The dam metaphor is borrowed from The Orange Pill and extended from individual to institutional scale. The specific policy architectures — progressive taxation of capital, profit-sharing, codetermination, international tax coordination — draw on a long tradition in institutional economics and social democratic political economy, updated for the specific distributional characteristics of the AI transition.
Individual dams are insufficient. Attentional ecology and the builder's ethic help individuals navigate the transition. They do not change the systemic architecture that determines who captures the surplus.
Tax reform is foundational. The preferential treatment of capital gains is a subsidy for concentration. Equalizing rates across income sources captures AI-derived wealth for public investment.
Bargaining structure determines the split. Profit-sharing, codetermination, and employee ownership redirect surplus from capital to labor at the point of production, where the split is determined.
Portable benefits address transition costs. Benefits attached to workers rather than employers provide the floor of economic security that enables workers to invest in adaptation.
International coordination prevents arbitrage. Without coordination, national reforms are undercut by digital capital's mobility. The coordination is technically feasible and politically contested.
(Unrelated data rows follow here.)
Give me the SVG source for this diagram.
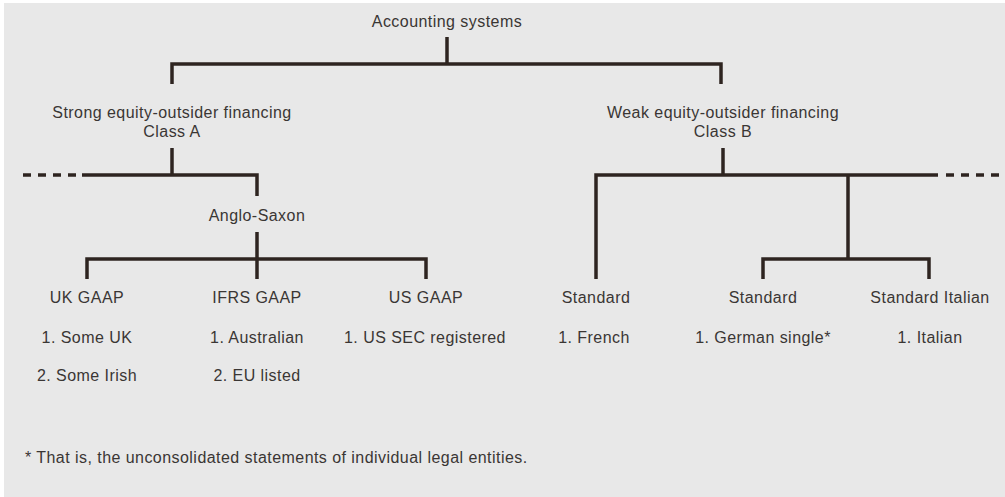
<svg xmlns="http://www.w3.org/2000/svg" width="1005" height="497" viewBox="0 0 1005 497">
<style>
  text { font-family: "Liberation Sans", Arial, sans-serif; font-size: 16px; fill: #3a3634; text-anchor: middle; letter-spacing: 0.45px; }
  .ln { stroke: #2e2420; stroke-width: 3.5; fill: none; stroke-linecap: butt; stroke-linejoin: miter; }
  .dash { stroke: #2e2420; stroke-width: 3.5; fill: none; stroke-dasharray: 8 7; }
</style>
<rect x="0" y="0" width="1005" height="497" fill="#ffffff"/>
<rect x="4" y="3" width="1001" height="494" fill="#e8e8e8"/>

<g id="connectors">
  <path class="ln" d="M447 37 V64"/>
  <path class="ln" d="M172 84 V64 H721 V84"/>
  <path class="ln" d="M172 148 V175"/>
  <path class="ln" d="M82 175 H257 V196"/>
  <path class="dash" d="M23 175 H76"/>
  <path class="ln" d="M257 232 V279"/>
  <path class="ln" d="M87 279 V259 H426 V279"/>
  <path class="ln" d="M723 148 V175"/>
  <path class="ln" d="M596 279 V175 H938"/>
  <path class="dash" d="M946 175 H1000"/>
  <path class="ln" d="M848 175 V259"/>
  <path class="ln" d="M763 279 V259 H929 V279"/>
</g>

<g id="root"><text x="447" y="27">Accounting systems</text></g>
<g id="classA"><text x="172" y="118">Strong equity-outsider financing</text><text x="172" y="137">Class A</text></g>
<g id="classB"><text x="723" y="118">Weak equity-outsider financing</text><text x="723" y="137">Class B</text></g>
<g id="anglo"><text x="257" y="221">Anglo-Saxon</text></g>
<g id="ukgaap"><text x="87" y="303">UK GAAP</text><text x="87" y="343">1. Some UK</text><text x="87" y="381">2. Some Irish</text></g>
<g id="ifrs"><text x="257" y="303">IFRS GAAP</text><text x="257" y="343">1. Australian</text><text x="257" y="381">2. EU listed</text></g>
<g id="usgaap"><text x="426" y="303">US GAAP</text><text x="425" y="343">1. US SEC registered</text></g>
<g id="french"><text x="596" y="303">Standard</text><text x="594" y="343">1. French</text></g>
<g id="german"><text x="763" y="303">Standard</text><text x="763" y="343">1. German single*</text></g>
<g id="italian"><text x="930" y="303">Standard Italian</text><text x="930" y="343">1. Italian</text></g>
<g id="footnote"><text x="25" y="463" style="text-anchor:start">* That is, the unconsolidated statements of individual legal entities.</text></g>
</svg>
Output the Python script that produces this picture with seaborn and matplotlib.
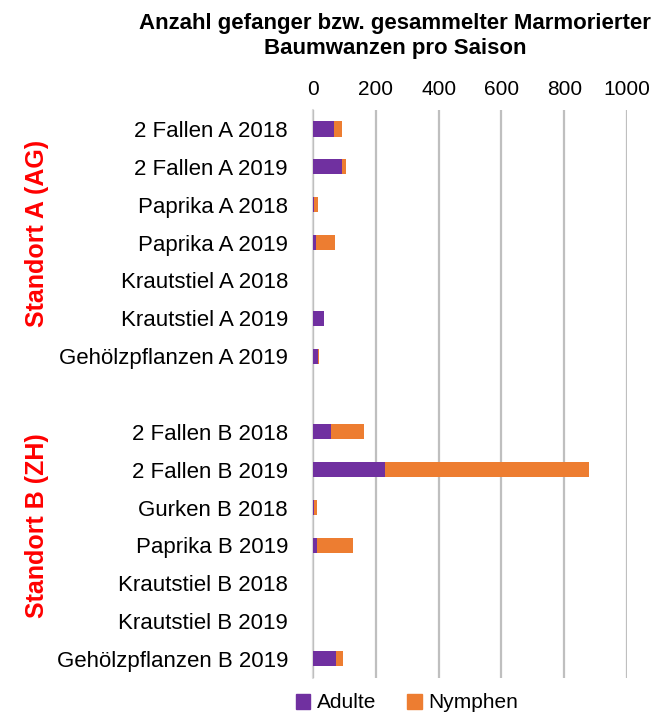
import matplotlib
matplotlib.use('Agg')
import matplotlib.pyplot as plt
import matplotlib.patches as mpatches
import seaborn as sns
import pandas as pd

# data
labels_a = ['2 Fallen A 2018', '2 Fallen A 2019', 'Paprika A 2018', 'Paprika A 2019',
            'Krautstiel A 2018', 'Krautstiel A 2019', 'Gehölzpflanzen A 2019']
adulte_a = [67, 94, 4, 10, 0, 34, 17]
nymphen_a = [27, 12, 12, 60, 0, 0, 3]

labels_b = ['2 Fallen B 2018', '2 Fallen B 2019', 'Gurken B 2018', 'Paprika B 2019',
            'Krautstiel B 2018', 'Krautstiel B 2019', 'Gehölzpflanzen B 2019']
adulte_b = [57, 228, 2, 12, 0, 0, 73]
nymphen_b = [104, 652, 12, 114, 0, 0, 22]

x_ticks = [0, 200, 400, 600, 800, 1000]
purple = '#7030A0'
orange = '#ED7D31'

sns.set_theme(style='white')
plt.rcParams['font.family'] = ['Liberation Sans', 'DejaVu Sans']
plt.rcParams['text.color'] = 'black'

# spacer row between the two sites
df = pd.DataFrame({
    'label': labels_a + [' '] + labels_b,
    'Adulte': adulte_a + [0] + adulte_b,
    'Nymphen': nymphen_a + [0] + nymphen_b,
})
df['total'] = df['Adulte'] + df['Nymphen']

fig = plt.figure(figsize=(6.52, 7.15), dpi=100)
ax = fig.add_axes([0.48, 0.052, 0.4817, 0.794])

sns.barplot(data=df, y='label', x='total', color=orange, width=0.4,
            saturation=1, linewidth=0, ax=ax, orient='h')
sns.barplot(data=df, y='label', x='Adulte', color=purple, width=0.4,
            saturation=1, linewidth=0, ax=ax, orient='h')

ax.set_xlim(0, 1000)
ax.set_xticks(x_ticks)
ax.xaxis.tick_top()
ax.tick_params(axis='both', length=0, labelsize=15, labelcolor='black')
ax.tick_params(axis='y', labelsize=16, pad=18)
ax.tick_params(axis='x', pad=8)
ax.set_xlabel('')
ax.set_ylabel('')
ax.grid(axis='x', color='#BFBFBF', linewidth=1.6)
ax.set_axisbelow(True)
# value axis line at 0 (lighter, like the reference)
ax.axvline(0, color='#D9D9D9', linewidth=1.6, clip_on=False, zorder=0)
for s in ax.spines.values():
    s.set_visible(False)

fig.text(0.606, 0.950, 'Anzahl gefanger bzw. gesammelter Marmorierter\nBaumwanzen pro Saison',
         ha='center', va='center', fontsize=16, fontweight='bold', linespacing=1.25,
         color='black')

fig.text(37 / 652, 1 - 233 / 715, 'Standort A (AG)', rotation=90, color='#FF0000',
         fontsize=18, fontweight='bold', ha='center', va='center')
fig.text(37 / 652, 1 - 526 / 715, 'Standort B (ZH)', rotation=90, color='#FF0000',
         fontsize=18, fontweight='bold', ha='center', va='center')

handles = [mpatches.Patch(color=purple, label='Adulte'),
           mpatches.Patch(color=orange, label='Nymphen')]
fig.legend(handles=handles, loc='center', bbox_to_anchor=(407 / 652, 1 - 703 / 715),
           ncol=2, frameon=False, fontsize=15, handlelength=0.7, handleheight=0.7,
           handletextpad=0.3, columnspacing=1.5, borderpad=0.1)

fig.savefig('out.png', dpi=100)
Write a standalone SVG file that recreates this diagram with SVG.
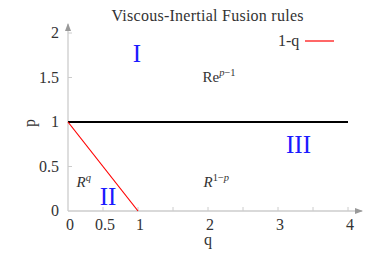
<svg xmlns="http://www.w3.org/2000/svg" width="383" height="258" viewBox="0 0 383 258">
<style>
text{font-family:"Liberation Serif","Times New Roman",serif;fill:#333}
.t{font-size:16px}
.roman{font-size:25px;fill:#1a1aff;text-anchor:middle}
.ax{stroke:#cccccc;stroke-width:1.3;fill:none}
.tick{stroke:#cccccc;stroke-width:1}
.lab{font-size:15px}
.sup{font-size:10.5px}
</style>
<defs>
<marker id="arr" markerWidth="8" markerHeight="6" refX="7" refY="3" orient="auto" markerUnits="userSpaceOnUse">
<path d="M0,0 L8,3 L0,6 Z" fill="#999"/>
</marker>
</defs>
<rect width="383" height="258" fill="#fff"/>
<g id="axes">
<line class="ax" x1="68" y1="211" x2="362" y2="211" marker-end="url(#arr)"/>
<line class="ax" x1="68" y1="211" x2="68" y2="24" marker-end="url(#arr)"/>
<g class="tick">
<line x1="103" y1="211" x2="103" y2="207"/>
<line x1="138" y1="211" x2="138" y2="207"/>
<line x1="173" y1="211" x2="173" y2="207"/>
<line x1="208" y1="211" x2="208" y2="207"/>
<line x1="243" y1="211" x2="243" y2="207"/>
<line x1="278" y1="211" x2="278" y2="207"/>
<line x1="313" y1="211" x2="313" y2="207"/>
<line x1="348" y1="211" x2="348" y2="207"/>
<line x1="68" y1="166.5" x2="72" y2="166.5"/>
<line x1="68" y1="122" x2="72" y2="122"/>
<line x1="68" y1="77.5" x2="72" y2="77.5"/>
<line x1="68" y1="33" x2="72" y2="33"/>
</g>
<g class="t" text-anchor="middle">
<text x="70" y="230">0</text>
<text x="105" y="230">0.5</text>
<text x="140" y="230">1</text>
<text x="210" y="230">2</text>
<text x="280" y="230">3</text>
<text x="350" y="230">4</text>
<text x="208" y="245">q</text>
</g>
<g class="t" text-anchor="end">
<text x="59" y="216">0</text>
<text x="59" y="172">0.5</text>
<text x="59" y="127">1</text>
<text x="59" y="83">1.5</text>
<text x="59" y="38">2</text>
</g>
<text class="t" transform="translate(35,123) rotate(-90)" text-anchor="middle">p</text>
</g>
<text id="title" class="t" x="207.5" y="21" text-anchor="middle" textLength="192">Viscous-Inertial Fusion rules</text>
<g id="connectors">
<line x1="68" y1="122" x2="348" y2="122" stroke="#000" stroke-width="2"/>
<line x1="68" y1="122" x2="138" y2="211" stroke="#ff0000" stroke-width="1.2"/>
</g>
<g id="legend">
<text class="t" x="278" y="46">1-q</text>
<line x1="305" y1="41" x2="334" y2="41" stroke="#ff0000" stroke-width="1.2"/>
</g>
<g id="region-I">
<text class="roman" x="137" y="61.5">I</text>
<text class="lab" x="202.5" y="81.5">Re<tspan class="sup" dy="-6" font-style="italic">p</tspan><tspan class="sup">−1</tspan></text>
</g>
<g id="region-II">
<text class="roman" x="108" y="205">II</text>
<text class="lab" x="76.5" y="187" font-style="italic">R<tspan class="sup" dy="-6.5">q</tspan></text>
</g>
<g id="region-III">
<text class="roman" x="298.5" y="153">III</text>
<text class="lab" x="203.5" y="187"><tspan font-style="italic">R</tspan><tspan class="sup" dy="-6.5">1−</tspan><tspan class="sup" font-style="italic">p</tspan></text>
</g>
</svg>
The window is narrow. Every quarter without adequate institutional architecture deepens the distributional trajectory toward the serpent.
The most common objection is that institutional dams will slow innovation, reducing the aggregate gains the transition produces. The empirical record of mixed economies — Nordic countries with high tax rates and strong labor institutions that remain highly innovative — suggests the tradeoff is less severe than the objection assumes. The more serious political obstacle is that dams must be built through democratic processes whose speed has not kept pace with the AI transition, and whose responsiveness to the populations most affected by AI's distributional consequences has been structurally weakened by decades of capture by the populations gaining most.